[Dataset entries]
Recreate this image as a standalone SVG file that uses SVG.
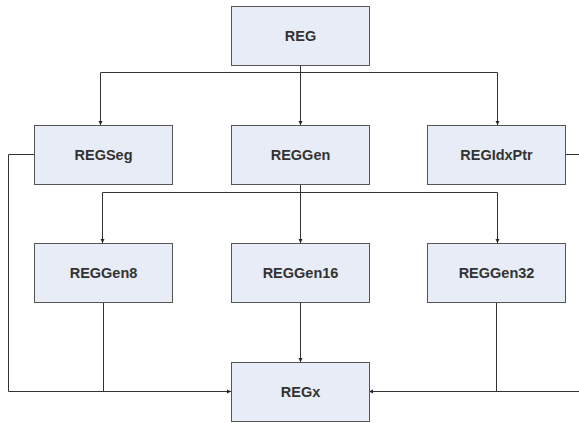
<svg xmlns="http://www.w3.org/2000/svg" width="579" height="423" viewBox="0 0 579 423">
<style>
.box{fill:#e8ecf6;stroke:#555;stroke-width:1}
.lbl{font-family:"Liberation Sans",Arial,sans-serif;font-weight:bold;font-size:14.5px;fill:#333;text-anchor:middle}
.c{fill:none;stroke:#333;stroke-width:1}
</style>
<defs>
<marker id="ah" markerWidth="5" markerHeight="5" refX="4" refY="2.5" orient="auto" markerUnits="userSpaceOnUse">
<path d="M0,0.5 L4,2.5 L0,4.5 Z" fill="#222"/>
</marker>
</defs>
<rect width="579" height="423" fill="#fff"/>
<g id="connectors">
<path class="c" d="M300.5,66 V72.5"/>
<path class="c" d="M100.5,72.5 H497.5"/>
<path class="c" d="M100.5,72.5 V125" marker-end="url(#ah)"/>
<path class="c" d="M300.5,72.5 V125" marker-end="url(#ah)"/>
<path class="c" d="M497.5,72.5 V125" marker-end="url(#ah)"/>
<path class="c" d="M300.5,184 V243" marker-end="url(#ah)"/>
<path class="c" d="M102.5,192.5 H497.5"/>
<path class="c" d="M102.5,192.5 V243" marker-end="url(#ah)"/>
<path class="c" d="M497.5,192.5 V243" marker-end="url(#ah)"/>
<path class="c" d="M300.5,303 V362" marker-end="url(#ah)"/>
<path class="c" d="M34,154.5 H8.5 V391.5 H231" marker-end="url(#ah)"/>
<path class="c" d="M103.5,303 V391.5"/>
<path class="c" d="M565,154.5 H579"/>
<path class="c" d="M579,391.5 H369" marker-end="url(#ah)"/>
<path class="c" d="M496.5,303 V391.5"/>
</g>
<g id="REG"><rect class="box" x="231.5" y="6.5" width="138" height="59"/><text class="lbl" x="300.5" y="41">REG</text></g>
<g id="REGSeg"><rect class="box" x="34.5" y="125.5" width="138" height="59"/><text class="lbl" x="103.5" y="160">REGSeg</text></g>
<g id="REGGen"><rect class="box" x="231.5" y="125.5" width="138" height="59"/><text class="lbl" x="300.5" y="160">REGGen</text></g>
<g id="REGIdxPtr"><rect class="box" x="427.5" y="125.5" width="138" height="59"/><text class="lbl" x="496.5" y="160">REGIdxPtr</text></g>
<g id="REGGen8"><rect class="box" x="34.5" y="243.5" width="138" height="59"/><text class="lbl" x="103.5" y="278">REGGen8</text></g>
<g id="REGGen16"><rect class="box" x="231.5" y="243.5" width="138" height="59"/><text class="lbl" x="300.5" y="278">REGGen16</text></g>
<g id="REGGen32"><rect class="box" x="427.5" y="243.5" width="138" height="59"/><text class="lbl" x="496.5" y="278">REGGen32</text></g>
<g id="REGx"><rect class="box" x="231.5" y="362.5" width="138" height="59"/><text class="lbl" x="300.5" y="397">REGx</text></g>
</svg>
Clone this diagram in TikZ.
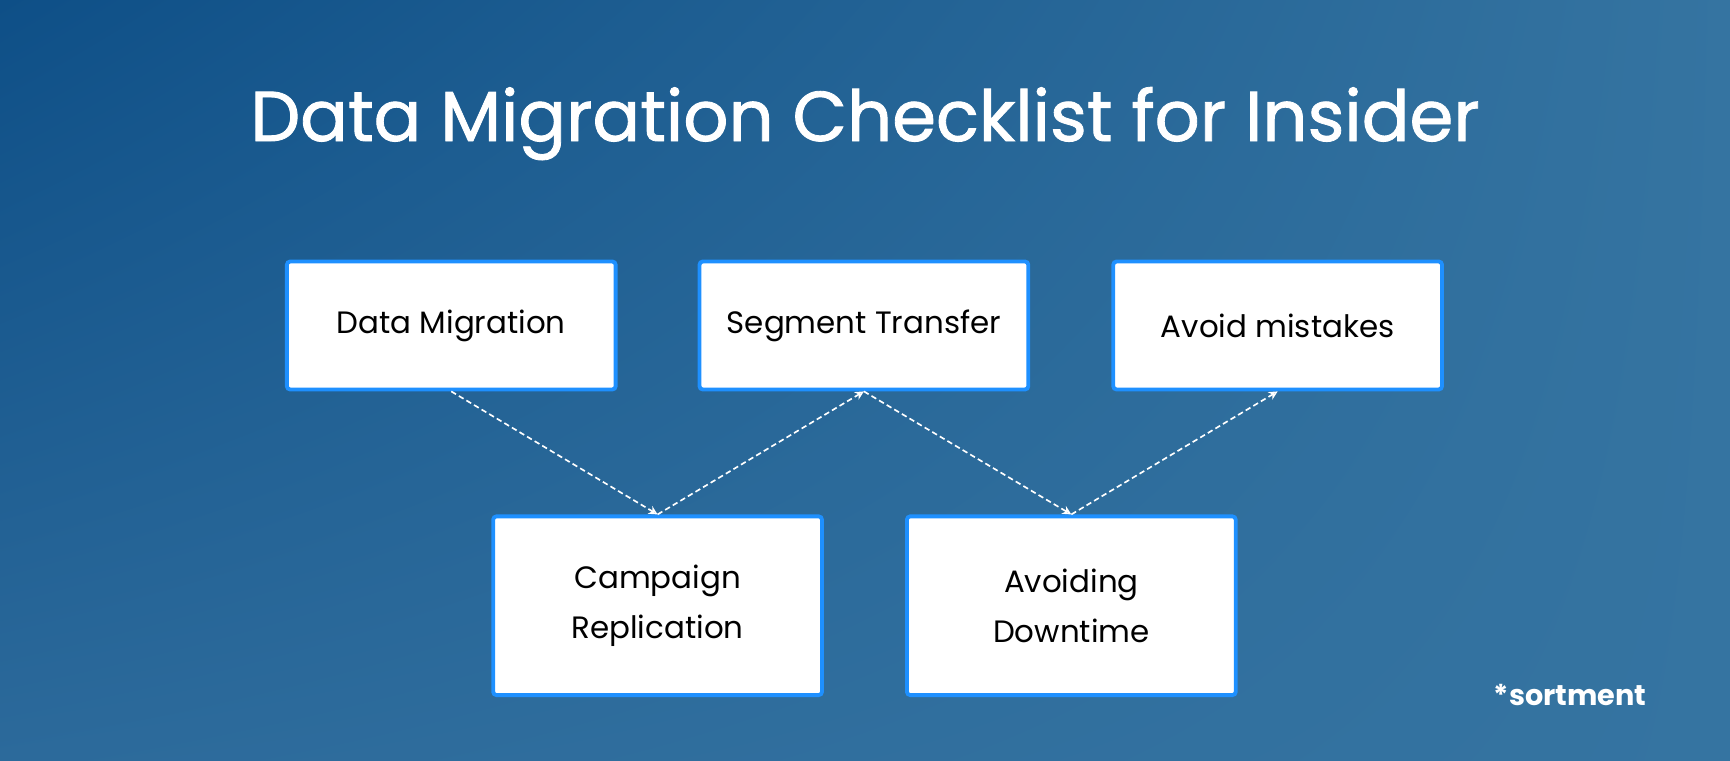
\documentclass[tikz,border=0pt]{standalone}
\usepackage{fontspec}
\setmainfont{Poppins}
\newfontfamily\titlefont{Poppins}[FakeBold=1.2]
\usetikzlibrary{arrows.meta,positioning,shadings}
\definecolor{bgdark}{HTML}{0E4F87}
\definecolor{bgmid}{HTML}{2C6A9B}
\definecolor{bglight}{HTML}{3574A1}
\definecolor{boxblue}{HTML}{1E90FF}
\begin{document}
\begin{tikzpicture}[x=1pt,y=1pt,
    checkbox/.style={rectangle,draw=boxblue,line width=3.5pt,fill=white,rounded corners=3pt,
        minimum width=298pt,align=center,inner sep=0pt,
        font=\fontsize{28}{45}\selectfont},
    flow/.style={white,dashed,line width=1.5pt,dash pattern=on 5pt off 3pt,-{Stealth[open,length=8pt,width=8pt]}}]
    % Background
    \shade[upper left=bgdark,lower right=bglight,upper right=bglight,lower left=bgmid] (0,0) rectangle (1568,-689);
    \useasboundingbox (0,0) rectangle (1568,-689);
    % Title
    \node[white,font=\titlefont\fontsize{64}{74}\selectfont] (title) at (784,-112) {Data Migration Checklist for Insider};
    % Top row
    \node[checkbox,minimum height=116pt] (migr) at (409,-295) {Data Migration};
    \node[checkbox,minimum height=116pt] (segm) at (783,-295) {Segment Transfer};
    \node[checkbox,minimum height=116pt] (mist) at (1158,-295) {Avoid mistakes};
    % Bottom row
    \node[checkbox,minimum height=162pt] (camp) at (596,-549) {Campaign\\Replication};
    \node[checkbox,minimum height=162pt] (down) at (971,-549) {Avoiding\\Downtime};
    % Dashed arrows
    \draw[flow] (migr.south) -- (camp.north);
    \draw[flow] (camp.north) -- (segm.south);
    \draw[flow] (segm.south) -- (down.north);
    \draw[flow] (down.north) -- (mist.south);
    % Logo
    \node[white,font=\fontsize{26}{30}\selectfont\bfseries] (logo) at (1423,-630) {*sortment};
\end{tikzpicture}
\end{document}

• _WHAT YOU NEED TO DO_
Retype, word for word, the lines from the one with "Clone this diagram in TikZ." through the last line of the entries above, and only those lines. Leave pictures out.

• _COMPLETE RESPONSE_
Clone this diagram in TikZ.
\documentclass[tikz,border=0pt]{standalone}
\usepackage{fontspec}
\setmainfont{Poppins}
\newfontfamily\titlefont{Poppins}[FakeBold=1.2]
\usetikzlibrary{arrows.meta,positioning,shadings}
\definecolor{bgdark}{HTML}{0E4F87}
\definecolor{bgmid}{HTML}{2C6A9B}
\definecolor{bglight}{HTML}{3574A1}
\definecolor{boxblue}{HTML}{1E90FF}
\begin{document}
\begin{tikzpicture}[x=1pt,y=1pt,
    checkbox/.style={rectangle,draw=boxblue,line width=3.5pt,fill=white,rounded corners=3pt,
        minimum width=298pt,align=center,inner sep=0pt,
        font=\fontsize{28}{45}\selectfont},
    flow/.style={white,dashed,line width=1.5pt,dash pattern=on 5pt off 3pt,-{Stealth[open,length=8pt,width=8pt]}}]
    % Background
    \shade[upper left=bgdark,lower right=bglight,upper right=bglight,lower left=bgmid] (0,0) rectangle (1568,-689);
    \useasboundingbox (0,0) rectangle (1568,-689);
    % Title
    \node[white,font=\titlefont\fontsize{64}{74}\selectfont] (title) at (784,-112) {Data Migration Checklist for Insider};
    % Top row
    \node[checkbox,minimum height=116pt] (migr) at (409,-295) {Data Migration};
    \node[checkbox,minimum height=116pt] (segm) at (783,-295) {Segment Transfer};
    \node[checkbox,minimum height=116pt] (mist) at (1158,-295) {Avoid mistakes};
    % Bottom row
    \node[checkbox,minimum height=162pt] (camp) at (596,-549) {Campaign\\Replication};
    \node[checkbox,minimum height=162pt] (down) at (971,-549) {Avoiding\\Downtime};
    % Dashed arrows
    \draw[flow] (migr.south) -- (camp.north);
    \draw[flow] (camp.north) -- (segm.south);
    \draw[flow] (segm.south) -- (down.north);
    \draw[flow] (down.north) -- (mist.south);
    % Logo
    \node[white,font=\fontsize{26}{30}\selectfont\bfseries] (logo) at (1423,-630) {*sortment};
\end{tikzpicture}
\end{document}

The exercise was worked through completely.